September 16, 2021
Recent data indicates ethanol plants across the U.S. will likely use nearly 5 billion bushels of corn to produce ethanol in 2021. Jim Mintert, Purdue University ag economist and director of the Purdue Center for Commercial Agriculture, says that’s comparable to the amount of corn companies used to produce ethanol last year. Ethanol production slumped during the COVID-19 shutdown as the economy slowed down, then rebounded slightly. Recently, Mintert notes corn use for ethanol has leveled off again as profit margins have shrunk once again for producers, thanks to a resurgence of COVID concern.
While this market is important for corn farmers, Thomas Quinn believes there is a much bigger future use for ethanol in the U.S. and around the world. He developed a startup company, E-Fuel, and has been working on alternative ways to produce and use ethanol since 2008.

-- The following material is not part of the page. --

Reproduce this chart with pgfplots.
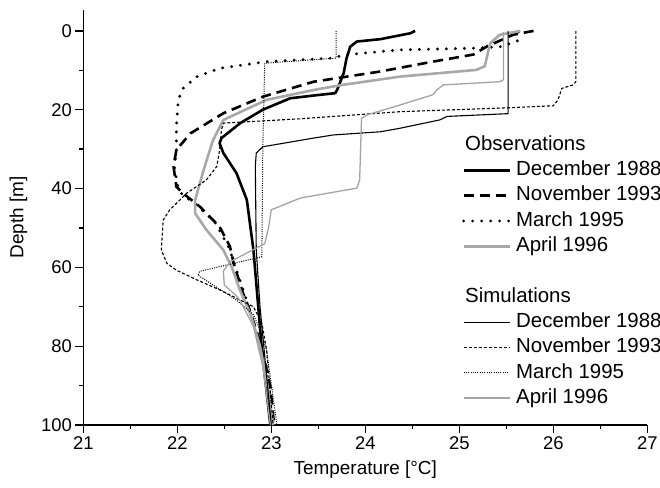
\documentclass[border=0pt]{standalone}
\usepackage{fontspec}
\setmainfont{Liberation Sans}
\usepackage{pgfplots}
\pgfplotsset{compat=1.18}
\definecolor{obsgray}{gray}{0.66}
\definecolor{simgray}{gray}{0.64}
\tikzset{
  obsA/.style={black, line width=2.6bp, line join=round},
  obsB/.style={black, line width=2.6bp, dash pattern=on 10bp off 6bp},
  obsC/.style={black, line width=3.2bp, line cap=round, dash pattern=on 0bp off 9bp},
  obsD/.style={obsgray, line width=2.6bp, line join=round},
  simA/.style={black, line width=1.1bp},
  simB/.style={black, line width=1.1bp, dash pattern=on 3bp off 2bp},
  simC/.style={black, line width=1bp, dash pattern=on 1bp off 1.3bp},
  simD/.style={simgray, line width=1.3bp},
}
\begin{document}
\begin{tikzpicture}
\begin{axis}[
  scale only axis, width=564bp, height=415bp,
  at={(0,0)}, anchor=south west,
  xmin=21, xmax=27, ymin=-5.3, ymax=100, y dir=reverse,
  axis x line*=bottom, axis y line*=left,
  xtick={21,...,27}, ytick={0,20,...,100},
  minor x tick num=1, minor y tick num=1,
  tick align=outside, major tick length=8bp, minor tick length=4bp,
  tick style={black, line width=1.3bp},
  axis line style={line width=1.3bp},
  tick label style={font=\fontsize{18.5}{21}\selectfont},
  /pgf/number format/assume math mode=true,
  label style={font=\fontsize{19}{22}\selectfont},
  xlabel={Temperature [°C]}, ylabel={Depth [m]},
  x label style={at={(axis description cs:0.5,-0.108)}, anchor=center},
  y label style={at={(axis description cs:-0.115,0.5)}, anchor=center, rotate=0},
  legend image code/.code={\draw[#1] (0bp,0bp) -- (46bp,0bp);},
  legend style={at={(axis description cs:0.6715,0.698)}, anchor=north west,
    draw=none, fill=none, inner sep=0pt, outer sep=0pt,
    row sep=5.8bp, column sep=5bp,
    font=\fontsize{20.5}{23}\selectfont,
    nodes={inner sep=0pt, text height=15bp, text depth=4.5bp},
    cells={anchor=west}},
]
% ---- Observations ----
\addplot[obsA, forget plot] coordinates {
(24.53,0) (24.48,0.6) (24.16,2.1) (23.91,2.7) (23.84,4) (23.80,7) (23.77,10.7)
(23.70,15) (23.68,15.8) (23.45,16.4) (23.20,17.1) (22.91,20) (22.67,23.4)
(22.47,27.2) (22.45,28.5) (22.49,31) (22.63,36.1) (22.74,42.9) (22.81,55.6)
(22.84,64) (22.90,81) (22.99,100)};
\addplot[obsB, forget plot] coordinates {
(25.79,0) (25.57,1) (25.29,4) (25.15,6) (24.72,7.8) (24.16,10.3) (23.45,12.9)
(22.91,16.7) (22.49,20.9) (22.14,26) (21.99,30.2) (21.96,34.4) (21.99,39.5)
(22.06,41.2) (22.24,44.6) (22.45,49.7) (22.56,54.7) (22.60,59) (22.70,66.6)
(22.77,70.8) (22.85,76.7) (22.92,82.7) (22.99,90.3) (23.03,100)};
\addplot[obsC, forget plot] coordinates {
(25.63,0.3) (25.62,2.5) (25.45,4) (25.15,4.4) (24.37,4.8) (23.77,6.1) (23.66,6.9)
(22.95,7.8) (22.45,9.5) (22.21,11.6) (22.06,14.6) (22.01,17.5) (21.99,24.3)
(21.99,30.2) (21.97,34.4) (22.00,39) (22.05,41.5) (22.20,44) (22.40,48.5)
(22.55,55) (22.62,60) (22.72,67) (22.82,75) (22.90,82) (22.97,90) (23.02,100)};
\addplot[obsD, forget plot] coordinates {
(25.65,0) (25.43,1) (25.33,3.1) (25.27,9) (25.18,9.9) (24.37,11.6) (23.73,13.8)
(23.45,15) (22.95,17.5) (22.49,22.6) (22.38,27.7) (22.28,35.3) (22.19,42.9)
(22.19,46.3) (22.31,50.5) (22.49,55.6) (22.58,60) (22.67,66) (22.78,72)
(22.88,80) (22.96,90) (23.02,100)};
% ---- Simulations ----
\addplot[simA, forget plot] coordinates {
(25.52,0) (25.52,21) (24.87,21.7) (24.79,22.6) (24.37,24.7) (24.16,25.6)
(23.66,26.4) (23.45,27.2) (22.91,29.4) (22.84,31) (22.83,34.4) (22.84,55.6)
(22.88,70) (22.94,85) (23.00,100)};
\addplot[simB, forget plot] coordinates {
(26.24,0) (26.24,12.9) (26.21,13.7) (26.09,14.6) (26.05,17.5) (26.00,19)
(25.43,19.6) (24.37,20.5) (23.31,22.3) (22.49,23.4) (22.47,25.1) (22.45,30.2)
(22.42,34.4) (22.31,37.8) (22.10,41.2) (21.92,45.4) (21.85,48) (21.83,55.6)
(21.89,59) (21.99,60.7) (22.21,63.2) (22.45,65.7) (22.67,68.3) (22.81,70)
(22.90,74.2) (22.95,81) (23.02,100)};
\addplot[simC, forget plot] coordinates {
(23.69,0) (23.69,6.9) (22.93,8.2) (22.91,29.4) (22.90,55.6) (22.90,57.3)
(22.24,61) (22.22,62) (22.63,68.3) (22.81,72) (22.90,77) (22.95,81) (23.06,100)};
\addplot[simD, forget plot] coordinates {
(25.47,0.3) (25.47,12.4) (25.43,12.9) (24.83,13.7) (24.76,15) (24.72,16.2)
(24.37,18.8) (24.02,21.3) (23.96,22.2) (23.94,37.8) (23.91,39.9) (23.31,42.4)
(23.00,45.4) (22.97,50) (22.93,54) (22.56,58.6) (22.49,61) (22.50,64.5)
(22.62,67) (22.67,68.5) (22.81,75) (22.91,85.2) (22.99,100)};
% ---- Legend ----
\addlegendimage{empty legend}\addlegendentry{\hspace{-51bp}Observations}
\addlegendimage{obsA}\addlegendentry{December 1988}
\addlegendimage{obsB}\addlegendentry{November 1993}
\addlegendimage{obsC}\addlegendentry{March 1995}
\addlegendimage{obsD}\addlegendentry{April 1996}
\addlegendimage{empty legend}\addlegendentry{}
\addlegendimage{empty legend}\addlegendentry{\hspace{-51bp}Simulations}
\addlegendimage{simA}\addlegendentry{December 1988}
\addlegendimage{simB}\addlegendentry{November 1993}
\addlegendimage{simC}\addlegendentry{March 1995}
\addlegendimage{simD}\addlegendentry{April 1996}
\end{axis}
\pgfresetboundingbox
\useasboundingbox (-83.3bp,-63bp) rectangle (576.7bp,425bp);
\end{tikzpicture}
\end{document}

“Agriculture is the solution for the climate crisis centering around greenhouse gases,” Quinn says. He believes to make that happen, it’s important to produce hydrocarbon fuels made from organic sources other than corn.
Quinn has developed the Rejected Energy Reactor concept to produce alcohol that can be used as fuel. His process uses organic materials to produce alcohol and water. The alcohol becomes fuel for engines that can run on 100% ethanol.
“We can make ethanol using this process at net zero cost for adding additional carbon into the atmosphere,” he says.
While Quinn has developed processes to produce ethanol, he has worked simultaneously to develop equipment that will run on 100% ethanol and power equipment in the field. The product he’s providing for large growers who irrigate is the Power Genset and Water Booster Pump. Instead of relying on electricity, this equipment runs on pure alcohol and deliver power to pump water and irrigate fields.
E-Fuel worked with General Motors to develop engines that can run efficiently on 100% alcohol fuel. Quinn reports that several of these rigs are at work today, primarily in California where specialty crops require lots of irrigation. However, they’re available to be used anywhere in the country and around the world. Currently, E-Fuel is working to take this technology to both South America and Central America.
The engines, which can run on pure alcohol, are competitive in cost to diesel engines, he says. They’re also very efficient to operate.
What does Quinn see down the road for these types of systems in the U.S.? He says he can envision the day when farmers can use his generation system, which burns on 100% alcohol, to power their farms and homes, producing their own electricity so they can get off the electrical grid. He envisions homeowners eventually will be able to adopt this concept as well.